Abbildung in dieser Leseprobe nicht enthalten

Abb. 1: Klasse der Substantive in der traditionellen Grammatik (nach Wimmer 1973: 35 u.a.)

Debus (1997: 605) merkt diesbezüglich an, dass EN im allgemeinen etwas Konkretes bezeichnen, doch können »ggf. Abstrakta durch den individuierenden Namengebungsakt in den Status der Konkreta transferiert werden.« Jene recht umfangreiche Klasse der Substantive[2] wurde in der antiken lateinischen Grammatik einzig und allein wie folgt differenziert (vgl. Bauer 1985: 32ff.):

(1) Entweder tritt der Name als eine flektierbare Wortart auf, die etwas Körperhaftes (z.B. „Haus“) bezeichnet oder er wird für eine Tätigkeit (z.B. „Erziehung“) verwendet.
(2) Hinsichtlich seiner Bedeutung kann der Name einerseits allgemein Seiendes verkörpern („Pferd“à der Bezeichnung dienender Name) oder eine individuelle Realität („Sokrates“ à vollwertiger Name).
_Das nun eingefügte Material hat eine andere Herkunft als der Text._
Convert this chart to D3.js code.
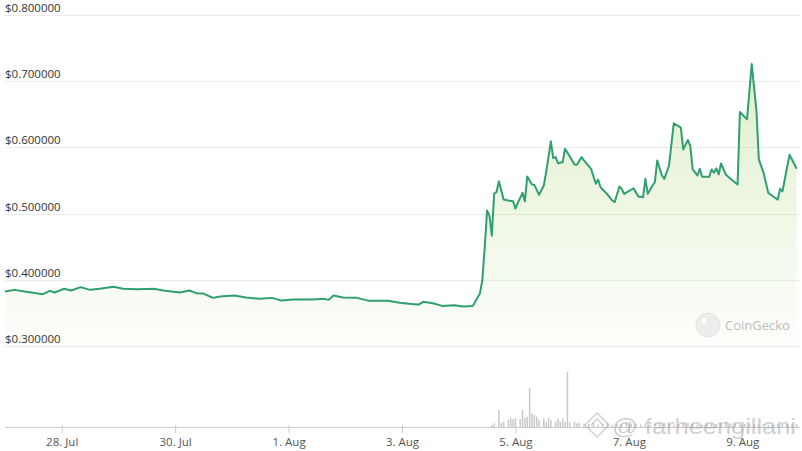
<!DOCTYPE html>
<html>
<head>
<meta charset="utf-8">
<script src="https://cdn.jsdelivr.net/npm/d3@7"></script>
<style>
  body { margin: 0; background: #fff; }
  svg { display: block; font-family: "Open Sans", "Noto Sans", sans-serif; }
</style>
</head>
<body>
<script>
// price points: hours since 27 Jul 00:00, price in USD
var priceHours = [0,4,9,16,19,21,25,28,32,36,40,46,50,56,63,67,74,78,81,84,88,91,97,102,108,113,117,122,130,135,137,139,143,149,154,162,167,173,175,177,181,185,190,194,198,201,202,203,
  204,205,206,207,208,209,211,213,215,216,217,219,220,221,223,224,226,228,229,231,232,233,234,236,237,239,241,242,244,245,248,250,251,252,255,257,258,260,261,262,266,268,270,271,272,274,275,276,278,279,281,283,286,287,289,290,291,293,294,295,298,299,300,301,302,303,305,307,310,311,314,316,318,319,321,323,325,327,328,329,332,335];
var prices = [0.3823,0.3848,0.3818,0.3783,0.3833,0.3808,0.3864,0.3838,0.3889,0.3848,0.3864,0.3894,0.3864,0.3859,0.3864,0.3838,0.3808,0.3838,0.3798,0.3792,0.3727,0.3747,0.3762,0.3732,0.3712,0.3727,0.3686,0.3702,0.3702,0.3712,0.3697,0.3762,0.3732,0.3727,0.3682,0.3682,0.3652,0.3632,0.3626,0.3667,0.3647,0.3606,0.3617,0.3595,0.3606,0.3798,0.4000,0.4485,
  0.5045,0.4970,0.4667,0.5303,0.5323,0.5489,0.5212,0.5197,0.5186,0.5076,0.5162,0.5313,0.5186,0.5561,0.5439,0.5435,0.5283,0.5424,0.5626,0.6091,0.5838,0.5853,0.5762,0.5777,0.5980,0.5864,0.5742,0.5738,0.5853,0.5803,0.5677,0.5450,0.5515,0.5398,0.5288,0.5197,0.5171,0.5409,0.5374,0.5298,0.5383,0.5258,0.5247,0.5525,0.5298,0.5424,0.5474,0.5803,0.5576,0.5525,0.5727,0.6364,0.6300,0.5970,0.6111,0.6020,0.5667,0.5576,0.5677,0.5556,0.5556,0.5667,0.5617,0.5682,0.5591,0.5758,0.5591,0.5525,0.5439,0.6535,0.6424,0.7258,0.6545,0.5818,0.5616,0.5313,0.5262,0.5212,0.5374,0.5338,0.5889,0.5677];

// volume bars: hours since start, volume in million USD
var volHours = [206,207,209,210,211,213,214,215,216,218,219,220,221,222,223,224,225,226,228,229,230,231,233,234,235,236,237,238,239,241,242,243,
  245,247,249,251,253,255,257,259,261,263,265,267,269,271,273,275,277,279,281,283,285,287,289,291,293,295,297,299,301,303,305,307,309,311,313,315,317,319,321,323,325,327,329,331,333,335];
var volumes = [0.2,0.37,1.7,0.4,0.53,0.7,0.87,0.77,0.87,0.77,1.7,0.93,1.03,3.93,1.37,1.2,1.03,0.7,0.87,0.53,0.93,0.7,0.53,0.8,0.53,0.87,0.53,5.53,0.47,0.53,0.37,0.43,
  0.35,0.3,0.4,0.25,0.3,0.35,0.2,0.3,0.25,0.4,0.3,0.35,0.25,0.3,0.2,0.3,0.35,0.4,0.3,0.25,0.3,0.35,0.45,0.3,0.25,0.2,0.3,0.35,0.3,0.4,0.5,0.35,0.3,0.25,0.3,0.35,0.3,0.25,0.3,0.2,0.25,0.3,0.35,0.3,0.25,0.3];

var yTicks = [0.3, 0.4, 0.5, 0.6, 0.7, 0.8];
var xTickDates = ["2024-07-28","2024-07-30","2024-08-01","2024-08-03","2024-08-05","2024-08-07","2024-08-09"];

var W = 802, H = 451;
var start = new Date(2024, 6, 27, 0);
var hourToDate = function(h) { return new Date(start.getTime() + h * 3600e3); };

var priceData = priceHours.map(function(h, i) { return { t: hourToDate(h), v: prices[i] }; });
var n = Math.min(volHours.length, volumes.length);
var volData = d3.range(n).map(function(i) { return { t: hourToDate(volHours[i]), v: volumes[i] }; });

var x = d3.scaleTime().domain([start, hourToDate(336)]).range([5, 799]);
var y = d3.scaleLinear().domain([0.3, 0.8]).range([346, 15]);
var yVol = d3.scaleLinear().domain([0, 6]).range([427, 367]);

var svg = d3.select("body").append("svg").attr("width", W).attr("height", H);

var defs = svg.append("defs");
var grad = defs.append("linearGradient").attr("id", "fillGrad")
  .attr("gradientUnits", "userSpaceOnUse").attr("x1", 0).attr("x2", 0).attr("y1", y(0.8)).attr("y2", y(0.3));
grad.append("stop").attr("offset", "0%").attr("stop-color", "#8dc647").attr("stop-opacity", 0.32);
grad.append("stop").attr("offset", "100%").attr("stop-color", "#8dc647").attr("stop-opacity", 0.02);

// grid
svg.append("g").selectAll("line").data(yTicks).enter().append("line")
  .attr("x1", 5).attr("x2", 800)
  .attr("y1", function(d) { return Math.round(y(d)) + 0.5; })
  .attr("y2", function(d) { return Math.round(y(d)) + 0.5; })
  .attr("stroke", "#ececec");

svg.append("g").selectAll("text").data(yTicks).enter().append("text")
  .attr("x", 5).attr("y", function(d) { return y(d) - 3; })
  .attr("font-size", 11.5).attr("fill", "#333")
  .text(function(d) { return "$" + d.toFixed(6); });

// volume bars
svg.append("g").selectAll("rect").data(volData).enter().append("rect")
  .attr("x", function(d) { return x(d.t) - 0.75; })
  .attr("width", 1.5)
  .attr("y", function(d) { return yVol(d.v); })
  .attr("height", function(d) { return yVol(0) - yVol(d.v); })
  .attr("fill", "#c9c9c9");

// area + line
var area = d3.area().x(function(d) { return x(d.t); }).y0(y(0.3)).y1(function(d) { return y(d.v); });
var line = d3.line().x(function(d) { return x(d.t); }).y(function(d) { return y(d.v); });

svg.append("path").datum(priceData).attr("d", area).attr("fill", "url(#fillGrad)");
svg.append("path").datum(priceData).attr("d", line)
  .attr("fill", "none").attr("stroke", "#2f9f6f").attr("stroke-width", 2).attr("stroke-linejoin", "round");

// x axis
var xAxis = d3.axisBottom(x)
  .tickValues(xTickDates.map(function(s) { return d3.timeParse("%Y-%m-%d")(s); }))
  .tickFormat(d3.timeFormat("%-d. %b"))
  .tickSize(6).tickSizeOuter(0);
var gx = svg.append("g").attr("transform", "translate(0,427)").call(xAxis);
gx.select(".domain").attr("stroke", "#ccc").attr("d", "M5,0.5H800");
gx.selectAll(".tick line").attr("stroke", "#ccc").attr("y1", -2);
gx.selectAll(".tick text").attr("font-family", "\"Open Sans\", sans-serif").attr("font-size", 11.5).attr("fill", "#555").attr("dy", "0.9em");

// CoinGecko mark
var cg = svg.append("g").attr("opacity", 0.55);
cg.append("circle").attr("cx", 708).attr("cy", 325).attr("r", 12).attr("fill", "#e2e2e2").attr("stroke", "#d0d0d0");
cg.append("circle").attr("cx", 704).attr("cy", 321).attr("r", 2.5).attr("fill", "#fff");
cg.append("text").attr("x", 725).attr("y", 330).attr("font-size", 13).attr("fill", "#888").text("CoinGecko");

// watermark
var wm = svg.append("g").attr("opacity", 0.45);
wm.append("path").attr("d", "M597,413 L609,425 L597,437 L585,425 Z M591,425 L597,419 L603,425")
  .attr("fill", "none").attr("stroke", "#999").attr("stroke-width", 1.5);
wm.append("text").attr("x", 612).attr("y", 434).attr("font-size", 22).attr("fill", "#999")
  .attr("font-family", "\"Liberation Sans\", sans-serif")
  .attr("textLength", 184).attr("lengthAdjust", "spacingAndGlyphs")
  .text("@ farheengillani");
</script>
</body>
</html>
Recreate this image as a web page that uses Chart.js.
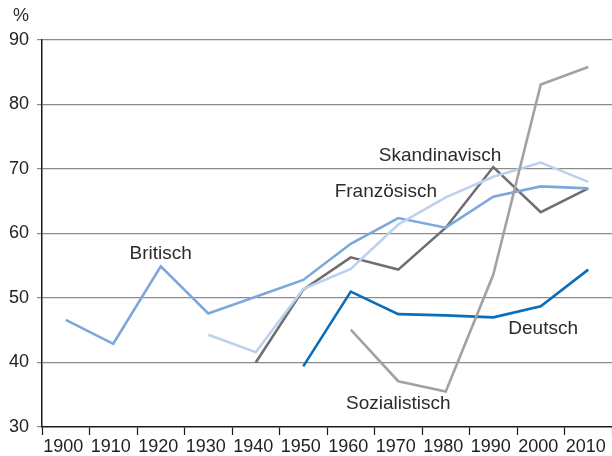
<!DOCTYPE html>
<html>
<head>
<meta charset="utf-8">
<script src="https://cdn.jsdelivr.net/npm/chart.js@4/dist/chart.umd.min.js"></script>
<style>
  html, body { margin: 0; padding: 0; background: #fff; }
  #wrap { width: 612px; height: 456px; }
</style>
</head>
<body>
<div id="wrap"><canvas id="shareChart"></canvas></div>
<script>
// decades on the x axis
const decades = ["1900", "1910", "1920", "1930", "1940", "1950", "1960", "1970", "1980", "1990", "2000", "2010"];
const yTicks = [30, 40, 50, 60, 70, 80, 90];

// series values in %, null where the series has no value
const britisch      = [46.6, 42.9, 54.9, 47.6, 50.2, 52.8, 58.4, 62.4, 60.9, 65.7, 67.3, 67.0];
const franzoesisch  = [null, null, null, 44.3, 41.6, 51.4, 54.5, 61.4, 65.6, 68.8, 71.0, 68.0];
const skandinavisch = [null, null, null, null, 40.0, 51.3, 56.3, 54.4, 60.9, 70.3, 63.3, 67.0];
const deutsch       = [null, null, null, null, null, 39.4, 51.0, 47.5, 47.3, 47.0, 48.7, 54.4];
const sozialistisch = [null, null, null, null, null, null, 45.1, 37.1, 35.5, 53.6, 83.1, 85.8];

// text labels next to the lines: [text, category position, value]
const seriesLabels = [
  ["Britisch", 2, 56.9],
  ["Französisch", 6.74, 66.4],
  ["Skandinavisch", 7.88, 72.1],
  ["Deutsch", 10.05, 45.2],
  ["Sozialistisch", 7.0, 33.6]
];

// draws the series names and the % unit
const labelPlugin = {
  id: "labelPlugin",
  afterDatasetsDraw(chart) {
    const ctx = chart.ctx;
    const x = chart.scales.x;
    const y = chart.scales.y;
    ctx.save();
    ctx.fillStyle = "#2b2b2b";
    ctx.font = "19px 'Liberation Sans', Arial, sans-serif";
    ctx.textAlign = "center";
    ctx.textBaseline = "middle";
    seriesLabels.forEach(l => {
      ctx.fillText(l[0], x.getPixelForValue(l[1]), y.getPixelForValue(l[2]));
    });
    ctx.font = "18px 'Liberation Sans', Arial, sans-serif";
    ctx.textAlign = "right";
    ctx.fillText("%", 29, 16);
    ctx.restore();
  }
};

function line(label, data, color) {
  return {
    label: label,
    data: data,
    borderColor: color,
    backgroundColor: color,
    borderWidth: 2.6,
    pointRadius: 0,
    tension: 0,
    spanGaps: false,
    borderJoinStyle: "miter"
  };
}

new Chart(document.getElementById("shareChart").getContext("2d"), {
  type: "line",
  data: {
    labels: decades,
    datasets: [
      line("Sozialistisch", sozialistisch, "#a2a2a4"),
      line("Französisch", franzoesisch, "#bad2ee"),
      line("Britisch", britisch, "#7ca8da"),
      line("Skandinavisch", skandinavisch, "#6f6f71"),
      line("Deutsch", deutsch, "#0a6fb8")
    ]
  },
  options: {
    responsive: true,
    maintainAspectRatio: false,
    animation: false,
    layout: { padding: { top: 40, left: 0, right: 0, bottom: 0 } },
    plugins: {
      legend: { display: false },
      tooltip: { enabled: false }
    },
    scales: {
      x: {
        type: "category",
        offset: true,
        grid: {
          offset: true,
          drawOnChartArea: false,
          drawTicks: true,
          tickLength: 8,
          tickColor: "#1a1a1a",
          tickWidth: 1.2
        },
        border: { color: "#1a1a1a", width: 1.5 },
        ticks: {
          autoSkip: false,
          maxRotation: 0,
          labelOffset: -2.5,
          padding: 1,
          color: "#222",
          font: { family: "'Liberation Sans', Arial, sans-serif", size: 18 }
        },
        afterFit: s => { s.height = 29; }
      },
      y: {
        min: 30,
        max: 90,
        afterBuildTicks: s => { s.ticks = yTicks.map(v => ({ value: v })); },
        grid: {
          color: c => (c.tick && c.tick.value === 30 ? "rgba(0,0,0,0)" : "#8c8c8c"),
          tickColor: "#8c8c8c",
          tickLength: 5,
          lineWidth: 1.2
        },
        border: { color: "#1a1a1a", width: 1.5 },
        ticks: {
          padding: 8,
          color: "#222",
          font: { family: "'Liberation Sans', Arial, sans-serif", size: 18 }
        },
        afterFit: s => { s.width = 42; }
      }
    }
  },
  plugins: [labelPlugin]
});
</script>
</body>
</html>
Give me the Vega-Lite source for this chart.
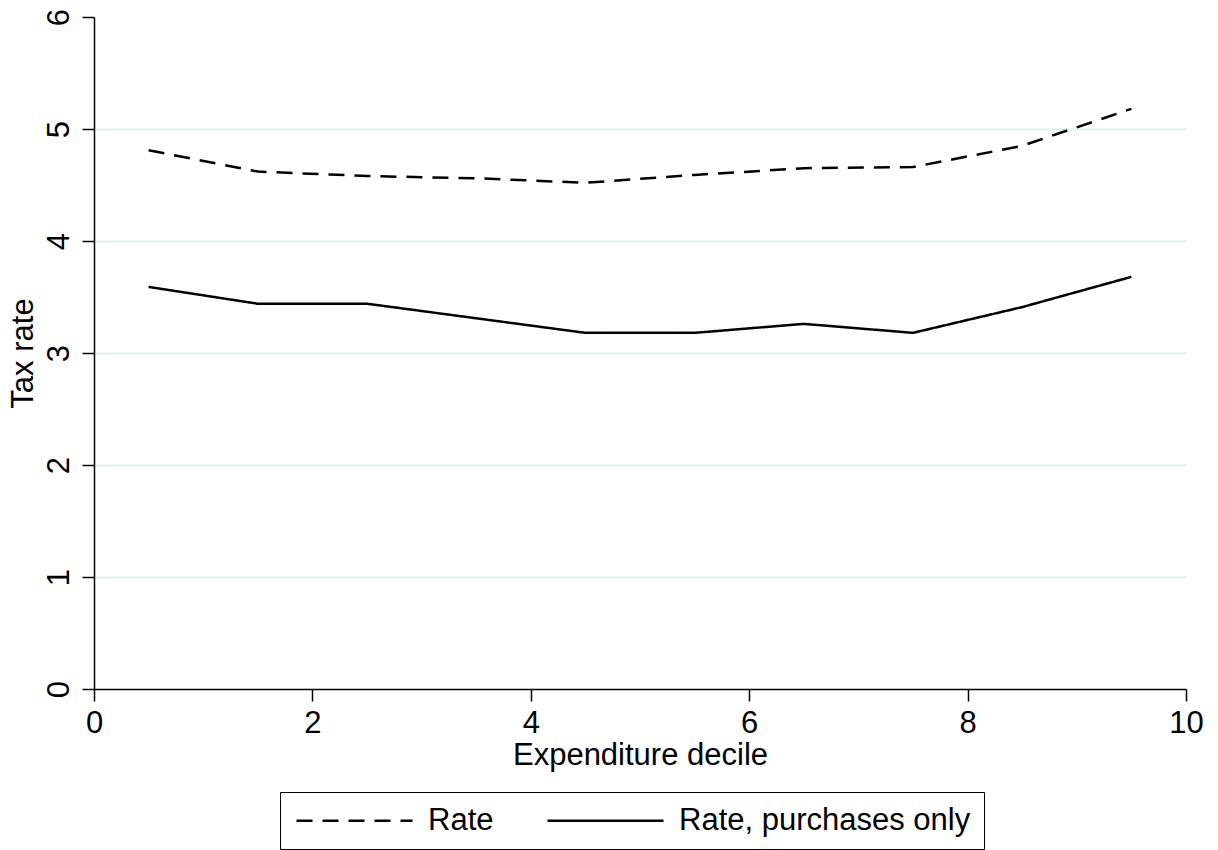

In der römischen Grammatik erfolgte schließlich die Übernahme dieses Schemas mit lediglich wechselnder Terminologie: Die individuelle Bedeutung erschien dort schließlich wortwörtlich als „Name“ (also vollwertiger Eigenname [lat. nomen ]), die allgemeine Bedeutung als Bezeichnung (respektive Gattungsbezeichnung [lat. vocabulum ]).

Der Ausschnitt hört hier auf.